Monday, May 19, 2014

AZ Senator Jeff Flake Introduces Bill to Increase Transparency, Reduce Fraud in Asbestos Settlement Trusts

Washington, D.C. U.S. Sen. Jeff Flake (R-AZ) introduced S. 2319, the Furthering Asbestos Claim Transparency (FACT) Act of 2014. The FACT Act would ensure that asbestos bankruptcy settlement trusts are able to fully compensate future claimants by preventing fraud through increased transparency.
The bill would require 524(g) asbestos bankruptcy settlement trusts to disclose the names and exposure history of those who have filed a claim with the trust. The bill prohibits the disclosure of confidential medical records and full Social Security numbers of claimants so that their privacy rights are not violated.
Background: According to a 2011 Government Accountability Office (GAO) report, since 1988, 60 company-created asbestos trusts have been established to pay claims, with about $37 billion in total assets.
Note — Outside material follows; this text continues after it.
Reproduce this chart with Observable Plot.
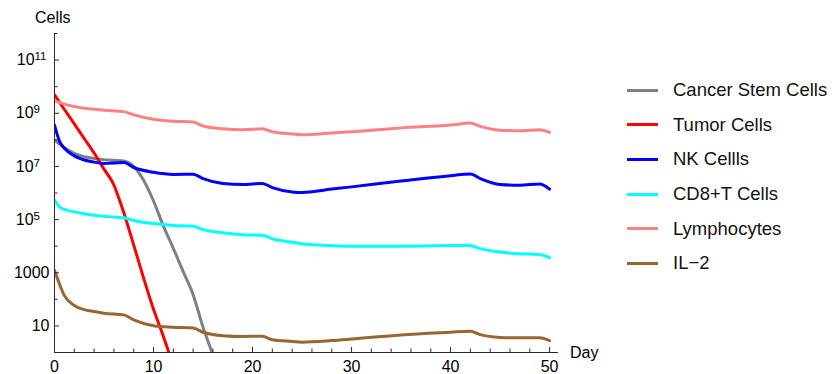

These trusts were created to compensate injured victims, but the lack of transparency and oversight of these trusts has resulted in a system where claimants can file inconsistent claims among the numerous trusts or against trusts and solvent companies in the tort system. This lack of transparency threatens the ability of future claimants to receive full compensation for their injuries.
The U.S. House of Representatives passed H.R. 982, a companion bill to the FACT Act, on Nov. 13, 2014. Following that vote, another example of fraud in the trust system emerged when a federal judge issued an opinion in which he described a “startling pattern of misrepresentation” in filings and withholding of evidence by plaintiffs’ attorneys in asbestos-related cases against a gasket maker. Echoing the requirements of the FACT Act, the judge ruled that certain information about the claimants must be disclosed in order to combat abuse of the system.
“Congress must act now to increase transparency and combat fraud within the asbestos-settlement system if future victims of asbestos-related injuries are to be protected,” said Flake.